What I was mostly getting at was that the video demonstration looks fake and would be easy to fake. My disbelief about it being real is mostly due to what I have read in other posts here, mostly:
Am I the only one wishing for more dry technical details on how they made this work? Clever hackers have been trying to get 3D to work well in Flash for almost a decade now. It never pans out. Did Flash change? Or are Epic simply that good?
Though I will mention that I'm not technically minded enough to dispute such a claim as flash supporting Unreal 3. I was mostly pointing out what I saw as a flaw in the presentation, it would have been quite different if they had used a flying camera to show off the area without transitions or had been walking around in a first person view.
(Captcha: Grindley prianisf)
Ridley's cousin Grindley owns runs an intergalactic coffee shop that has regular stage shows, the most popular being a priest on a piano.

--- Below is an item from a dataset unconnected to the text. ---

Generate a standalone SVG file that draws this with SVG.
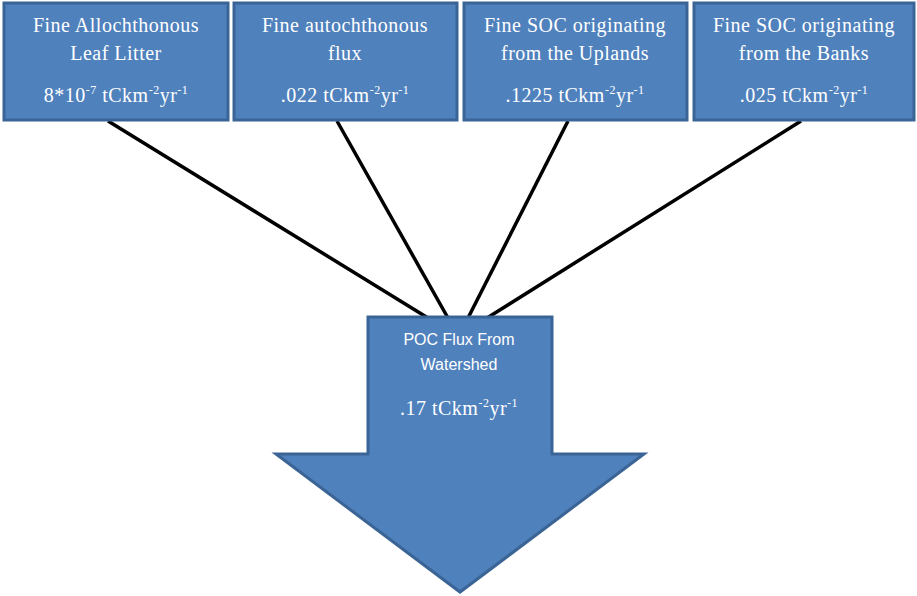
<svg xmlns="http://www.w3.org/2000/svg" width="917" height="596" viewBox="0 0 917 596">
<style>
.box{fill:#4f81bd;stroke:#3b6496;stroke-width:3}
.t{font-family:"Liberation Serif","Times New Roman",serif;font-size:20px;fill:#ffffff;text-anchor:middle;letter-spacing:0.5px}
.s{font-family:"Liberation Sans",Arial,sans-serif;font-size:16px;fill:#ffffff;text-anchor:middle}
.sup{font-size:12px}
.ln{stroke:#000;stroke-width:3.5;fill:none}
</style>
<rect width="917" height="596" fill="#ffffff"/>
<g id="connectors">
<line class="ln" x1="108" y1="121" x2="428" y2="318"/>
<line class="ln" x1="337" y1="121" x2="448" y2="318"/>
<line class="ln" x1="568" y1="121" x2="468" y2="318"/>
<line class="ln" x1="801" y1="121" x2="487" y2="318"/>
</g>
<g id="n1">
<rect class="box" x="4" y="3" width="224" height="117"/>
<text class="t" x="116" y="32">Fine Allochthonous</text>
<text class="t" x="116" y="60">Leaf Litter</text>
<text class="t" x="116" y="102">8*10<tspan class="sup" dy="-8">-7</tspan><tspan dy="8"> tCkm</tspan><tspan class="sup" dy="-8">-2</tspan><tspan dy="8">yr</tspan><tspan class="sup" dy="-8">-1</tspan></text>
</g>
<g id="n2">
<rect class="box" x="234" y="3" width="223" height="117"/>
<text class="t" x="345" y="32">Fine autochthonous</text>
<text class="t" x="345" y="60">flux</text>
<text class="t" x="345" y="102">.022 tCkm<tspan class="sup" dy="-8">-2</tspan><tspan dy="8">yr</tspan><tspan class="sup" dy="-8">-1</tspan></text>
</g>
<g id="n3">
<rect class="box" x="464" y="3" width="223" height="117"/>
<text class="t" x="575" y="32">Fine SOC originating</text>
<text class="t" x="575" y="60">from the Uplands</text>
<text class="t" x="575" y="102">.1225 tCkm<tspan class="sup" dy="-8">-2</tspan><tspan dy="8">yr</tspan><tspan class="sup" dy="-8">-1</tspan></text>
</g>
<g id="n4">
<rect class="box" x="694" y="3" width="220" height="117"/>
<text class="t" x="804" y="32">Fine SOC originating</text>
<text class="t" x="804" y="60">from the Banks</text>
<text class="t" x="804" y="102">.025 tCkm<tspan class="sup" dy="-8">-2</tspan><tspan dy="8">yr</tspan><tspan class="sup" dy="-8">-1</tspan></text>
</g>
<g id="poc">
<polygon class="box" points="368,317 552,317 552,454 644,454 460,592 276,454 368,454"/>
<text class="s" x="459" y="345">POC Flux From</text>
<text class="s" x="459" y="370">Watershed</text>
<text class="t" x="459" y="415">.17 tCkm<tspan class="sup" dy="-8">-2</tspan><tspan dy="8">yr</tspan><tspan class="sup" dy="-8">-1</tspan></text>
</g>
</svg>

Indeed, it is a massive step. Basically, yes, Flash changed. Flash Player 11 is the biggest leap forward in flashes technology in..... probably ever :-/ There are lots of articals about it, but it is official and developed by Adobe. Google 'Stage 3D'. In the alpha of Flash Player 11 it was also codenamed 'Molehill'.
What Adobe did was open up low level API's onto the GPU, meaning you can push all your graphical rendering onto your graphics processer (and also things like vertex shaders and all those other graphics things that I don't pretend to understand
). Adobe have NOT made their own 3D engine (Yet, it is in the works, called Proscenium and is available in the Adobe Labs). They decided that if they allowed the low level access, then clever people can build 3D engines on top of it. By the looks of its portability, the Unreal 3 engine is exceptionally well built. Epic can probably just remove a layer of interfaces at the low level end and write some new ones that basically causes all their engines functionality to point at Adobe's low level API's rather than say, Direct 3D or Open GL.

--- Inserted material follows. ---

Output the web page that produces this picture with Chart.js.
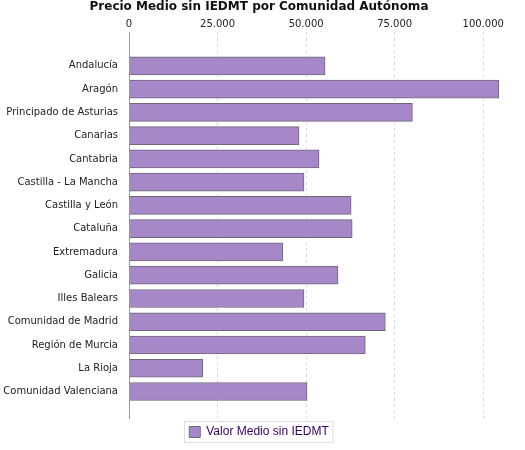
<!DOCTYPE html>
<html lang="es">
<head>
  <meta charset="UTF-8" />
  <title>Precio Medio sin IEDMT</title>
  <script src="https://cdn.jsdelivr.net/npm/chart.js"></script>
  <style>
    body { margin: 0; background: #fff; }
    #wrap { width: 525px; height: 450px; }
  </style>
</head>
<body>
<div id="wrap"><canvas id="c"></canvas></div>
<script>
  const regions = ['Andalucía', 'Aragón', 'Principado de Asturias', 'Canarias', 'Cantabria',
    'Castilla - La Mancha', 'Castilla y León', 'Cataluña', 'Extremadura', 'Galicia',
    'Illes Balears', 'Comunidad de Madrid', 'Región de Murcia', 'La Rioja', 'Comunidad Valenciana'];
  const avgPrice = [55350, 104400, 80000, 48000, 53650, 49400, 62700, 63000, 43450, 59000,
    49400, 72350, 66700, 20800, 50250];
  const xTicks = [0, 25000, 50000, 75000, 100000];

  const font = { family: 'DejaVu Sans', size: 10 };

  // border around the legend, like the original
  const legendBox = {
    id: 'legendBox',
    afterDraw(chart) {
      const hb = chart.legend.legendHitBoxes[0];
      if (!hb) return;
      const ctx = chart.ctx;
      ctx.save();
      ctx.strokeStyle = '#dddddd';
      ctx.strokeRect(Math.round(hb.left) - 4.5, Math.round(hb.top) - 4.5, hb.width + 9, hb.height + 9);
      ctx.restore();
    }
  };

  new Chart(document.getElementById('c'), {
    type: 'bar',
    data: {
      datasets: [{
        label: 'Valor Medio sin IEDMT',
        data: avgPrice.map((v, i) => ({ x: v, y: i })),
        backgroundColor: '#a688c8',
        borderColor: '#6e6878',
        borderWidth: 1,
        barThickness: 18
      }]
    },
    options: {
      indexAxis: 'y',
      responsive: true,
      maintainAspectRatio: false,
      animation: false,
      layout: { padding: { left: 0, right: 7, top: 0, bottom: 2 } },
      scales: {
        x: {
          position: 'top',
          min: 0, max: 109800,
          afterBuildTicks(s) { s.ticks = xTicks.map(v => ({ value: v })); },
          ticks: {
            font, color: '#222', padding: 2,
            callback: v => v.toLocaleString('de-DE')
          },
          grid: { color: '#d8d8d8', tickLength: 0, drawTicks: false },
          border: { display: false, dash: [3, 3] }
        },
        y: {
          type: 'linear',
          reverse: true,
          offset: false,
          min: -1.44, max: 15.14,
          afterBuildTicks(s) { s.ticks = regions.map((_, i) => ({ value: i })); },
          afterFit(s) { s.width = 129; },
          ticks: {
            font, color: '#222', autoSkip: false,
            callback: v => regions[v] || ''
          },
          grid: { display: false },
          border: { color: '#999' }
        }
      },
      plugins: {
        title: {
          display: true,
          text: 'Precio Medio sin IEDMT por Comunidad Autónoma',
          font: { family: 'DejaVu Sans', size: 12, weight: 'bold' },
          color: '#111',
          padding: { top: 0, bottom: 2 }
        },
        legend: {
          position: 'bottom',
          labels: {
            font: { family: 'Liberation Sans', size: 12 },
            color: '#330066',
            boxWidth: 11, boxHeight: 11, padding: 8
          }
        },
        tooltip: { enabled: false }
      }
    },
    plugins: [legendBox]
  });
</script>
</body>
</html>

One of the best thing about the technology is that it is still platform agnostic. This means that if you are playing on windows, it will use Direct3D to access the graphics card. If you are on Mac or Linux, it will use Open GL. The developer never needs to care about choosing between Direct3D or Open GL or platforms because the flash player does it for them. I'm sure there will be limitations with this (there will probably be certain very compex things you cannot do that you would be able to if you chose just OpenGL) but it still means you can have beautiful games, in a browser, totally independent of platform.
They also have a 2D framework that allows 2D graphics to be rendered by the GPU. This is big for mobile because at the moment, flash runs like a dog on mobile devices because all the rendering is done on the CPU. People can now build mobile flash apps where all the rendering is done on the mobile GPU, and then all processing is done on the CPU. This will make those applications run MUCH better on mobile devices meaning that flash may now be a viable technology for mobile (which gives HTML5 a competitor on mobile because that is where it is strongest). Does remain to be seen though.